3.  Threat of competitive rivalry. 

“Rivalry occurs because one or more competitors either feels the pressure or sees the opportunity to improve its position. The actions of one firm are felt by others who then retaliate. Retaliation can take the form of price competition, advertising competition, changes to the distribution or other means” (Cafferky 13). 

Lip service is often given among churches and religious organizations to the belief that “there is no competition among lighthouses.”

How would your congregation feel if another Christian church started a new plant with a charismatic leader across the street from your site?

I know that our churches see the fact that young families are leaving to go to community churches as a reason to make huge changes in our traditions. Have you noticed the rise in TV advertising for Christian churches? Did you see Lou Holtz, former football coach at Notre Dame, calling Roman Catholics back to their church during the BCS Championship game? 

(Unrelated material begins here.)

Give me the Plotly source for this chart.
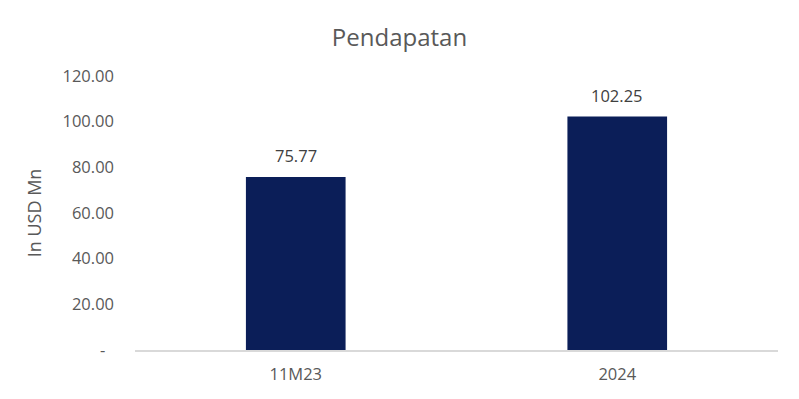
import plotly.graph_objects as go

categories = ["11M23", "2024"]
values = [75.77, 102.25]
tick_vals = [0, 20, 40, 60, 80, 100, 120]
tick_text = ["-\u00a0\u00a0", "20.00", "40.00", "60.00", "80.00", "100.00", "120.00"]

FONT = "Open Sans"
GREY = "#595959"

fig = go.Figure(go.Bar(
    x=categories, y=values,
    marker=dict(color="#0B1E58", line=dict(width=0)),
    hoverinfo="x+y",
))

# value labels placed at each category's index on the category axis
for i, v in enumerate(values):
    fig.add_annotation(x=i, y=v, text=f"{v:.2f}", showarrow=False,
                       yanchor="middle", yshift=21,
                       font=dict(family=FONT, size=16.5, color="#404040"))

fig.update_layout(
    width=799, height=399,
    paper_bgcolor="white", plot_bgcolor="white",
    margin=dict(l=135, r=21, t=76, b=49),
    bargap=0.69,
    showlegend=False,
    title=dict(text="Pendapatan", x=0.5, xanchor="center", y=0.907, yanchor="middle",
               font=dict(family=FONT, size=24, color=GREY)),
    font=dict(family=FONT, color=GREY),
)
fig.update_xaxes(
    type="category", categoryorder="array", categoryarray=categories,
    range=[-0.5, len(categories) - 0.5],
    showline=True, linecolor="#D9D9D9", linewidth=1.5,
    showgrid=False, ticks="", tickfont=dict(family=FONT, size=16.5, color=GREY),
    ticklabelstandoff=8,
)
fig.update_yaxes(
    range=[0, 120], tickvals=tick_vals, ticktext=tick_text,
    showgrid=False, zeroline=False, showline=False, ticks="",
    tickfont=dict(family=FONT, size=16.5, color=GREY),
    ticklabelstandoff=20,
    title=dict(text="In USD Mn", font=dict(family=FONT, size=18, color=GREY), standoff=16),
)

fig.write_html("out.html", config={"displayModeBar": False},
               post_script="document.body.style.margin='0px';")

Some of this advertising is directed toward the people we call Seekers, but here is my question: If we are brutally honest, would we admit that the size and strength of our congregation or our fellowship or our denomination is our primary means of measuring the growth of the Kingdom, and that we see the growth of other Christian expressions as competition? And, secondly, if there is any truth in the previous statement, is responding to that threat of competitive rivalry replacing our commission to seek and save the Lost?

4.  Bargaining Power of the Customer (Buyer).

The ability of the customer to put the firm under pressure or change its marketplace behavior. “The church’s products are perceived as being standard or undifferentiated, switching costs are low, and buyers pose a credible threat of backward integration or for creating their own substitutes for the values offered by religious organizations” (Caferky 21). 

A for-profit firm can alter buyer power by attempting to lock buyers into an agreement, by differentiating the product and/or buyer selection. On the surface, this force seems to be an overlap with the previous ones.

Very subtly, however, it gets to an issue with which many of our churches are struggling: Who is really in control of the church? Are churches “customer” driven, are they “leader” driven, or are they “divinely” driven? And to what degree are these different drivers congruent/divergent with/from each other? 

Customer-driven churches are seen as market-driven, which is sometimes understood as both good and bad. Leader-driven churches are seen as hierarchical at best and dictatorial at worst, and divinely-driven churches are perceived as everything from other-worldly to mystical to cultish to fundamental.

The current marketplace seems to favor customer-driven churches, but my question is: Are customer-driven churches in danger of no longer preaching a message that produces “new creations,” that is, where the “old man” is put off, replaced by the “new man”? 

Porter’s framework would argue that the more susceptible our churches are to “buyer power,” the less likely they are to “succeed.” I don’t think we really believe that.